Bruneian Paralympic athlete

Shari bin Haji Juma'at is a Bruneian para-athlete specializing in the F55 classification. He competes in javelin throw, discus throw, and shot put events and is best known for representing Brunei at the 2012 Summer Paralympics. Shari is a multi-medalist in the Asian Para Games and the ASEAN Para Games, and one of Brunei's most accomplished Paralympic athletes.

== Career ==
Shari began his athletics career in 1990, competing as a para-athlete in field events.

On 18 December 2010, during the men's javelin throw F54/56 event at the 2010 Asian Para Games, Shari won a silver medal.

In 2012, Shari gained distinction as the world's highest-ranking javelin thrower in the F54/56 disability category. He achieved a throw of 29.83 m in the men's Javelin F55 during the 1st Malaysia Open Para Athletics Championship in April 2012, sparking hopes in the country for the potential acquisition of its first medal in either Olympic or Paralympic events. At the London 2012 Summer Paralympics, he was the only competitor from Brunei. He placed eighth in the men's F54-56 javelin throw.

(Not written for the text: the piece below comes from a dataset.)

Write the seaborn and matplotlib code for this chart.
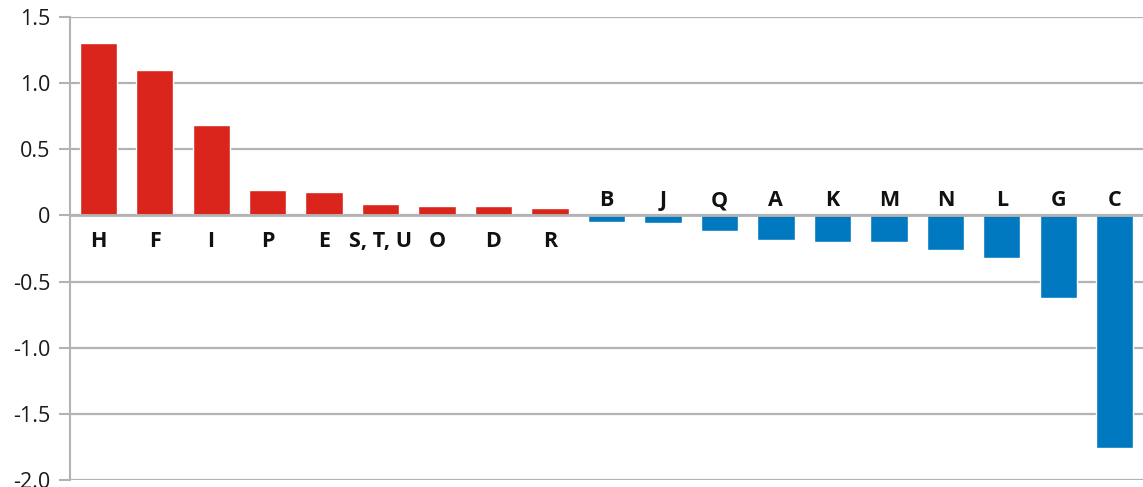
import matplotlib
matplotlib.use("Agg")
import matplotlib.pyplot as plt
import seaborn as sns
import pandas as pd

# values
categories = ["H", "F", "I", "P", "E", "S, T, U", "O", "D", "R",
              "B", "J", "Q", "A", "K", "M", "N", "L", "G", "C"]
values = [1.305, 1.10, 0.685, 0.193, 0.174, 0.088, 0.073, 0.073, 0.058,
          -0.048, -0.060, -0.115, -0.183, -0.198, -0.198, -0.259, -0.319, -0.626, -1.758]
y_ticks = [-2.0, -1.5, -1.0, -0.5, 0, 0.5, 1.0, 1.5]
y_tick_labels = ["-2.0", "-1.5", "-1.0", "-0.5", "0", "0.5", "1.0", "1.5"]

RED = "#DA251D"
BLUE = "#0079C1"
GRID = "#B3B3B3"

sns.set_style("white")
plt.rcParams["font.family"] = ["Open Sans", "DejaVu Sans"]

df = pd.DataFrame({"cat": categories, "val": values})
df["sign"] = ["pos" if v >= 0 else "neg" for v in df["val"]]

fig = plt.figure(figsize=(11.43, 4.87), dpi=100)
ax = fig.add_axes([70 / 1143, 7 / 487, 1 - 70 / 1143, 463 / 487])

sns.barplot(data=df, x="cat", y="val", hue="sign", order=categories,
            palette={"pos": RED, "neg": BLUE}, dodge=False, legend=False,
            width=0.66, saturation=1, ax=ax, zorder=3)

ax.set_ylim(-2.0, 1.5)
ax.set_xlim(-0.5, len(categories) - 0.5)
ax.set_yticks(y_ticks)
ax.set_yticklabels(y_tick_labels, fontsize=15.5, color="#1a1a1a")
ax.set_xticks([])
ax.set_xlabel("")
ax.set_ylabel("")

ax.grid(axis="y", color=GRID, linewidth=1.6, zorder=0)
ax.set_axisbelow(True)
ax.axhline(0, color=GRID, linewidth=2, zorder=4)
for s in ["top", "right", "bottom"]:
    ax.spines[s].set_visible(False)
ax.spines["left"].set_color(GRID)
ax.spines["left"].set_linewidth(1.5)
ax.tick_params(axis="y", which="major", left=True, length=8, width=1.5,
               color=GRID, pad=6)

# category labels next to the zero line, on the opposite side of the bar
for i, (c, v) in enumerate(zip(categories, values)):
    if v >= 0:
        ax.annotate(c, xy=(i, 0), xytext=(0, -18.5), textcoords="offset points",
                    ha="center", va="center", fontsize=15.5, fontweight="bold",
                    color="#111111")
    else:
        ax.annotate(c, xy=(i, 0), xytext=(0, 10.5), textcoords="offset points",
                    ha="center", va="center", fontsize=15.5, fontweight="bold",
                    color="#111111")

fig.savefig("out.png", dpi=100)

On 23 April 2013, Shari won Brunei's first gold medal in the China Open Athletics Championship. In the competition co-hosted by the International Paralympic Committee and the China Administration of Sports for Persons with Disabilities (CASPD), ten competitors, including Shari, are representing the Sultanate. Shari competed in the F55 shotput competition. On the following day, he took part in the men's javelin throw F54-56 event during the 2013 IPC Athletics World Championships in Lyon.

On 20 October 2014, at the 2014 Asian Para Games in Incheon, Shari won bronze with a throw of 25.28 meters in the men's javelin throw F55/56 event. For their prospects of winning a gold medal at the 2017 ASEAN Para Games in Kuala Lumpur, Brunei was counting on the combination of Alihan Muda and Shari. He finished fourth in the men's discus throw F55 with a distance of 26.53 metres, just missing out on a podium spot. Despite this, he won a bronze medal in the men's javelin throw F55 event.

From 30 July to 6 August 2021, Surakarta hosted the 2022 ASEAN Para Games. Shari was one of 22 Bruneian athletes competing in the competition. After placing third in the men's javelin throw F54/F55 event, he won his second bronze medal in the men's discus throw F54/F55 event. He and his contingent were welcomed like heroes when they returned to Brunei International Airport in Bandar Seri Begawan.

At the 2023 ASEAN Para Games in Phnom Penh, Shari served as the national flag bearer during the opening ceremony. He won a bronze medal in the men's discus throw F55 on 4 June 2023, setting a new personal best and national record of 25.36 meters. He later earned another bronze medal in the men's javelin throw F55 with a throw of 22.16 meters.

He competed again at the 2022 Asian Para Games in Hangzhou, China (held in October, 2023), representing Brunei in the shot put F55, discus F54/55/56, and javelin F55 events.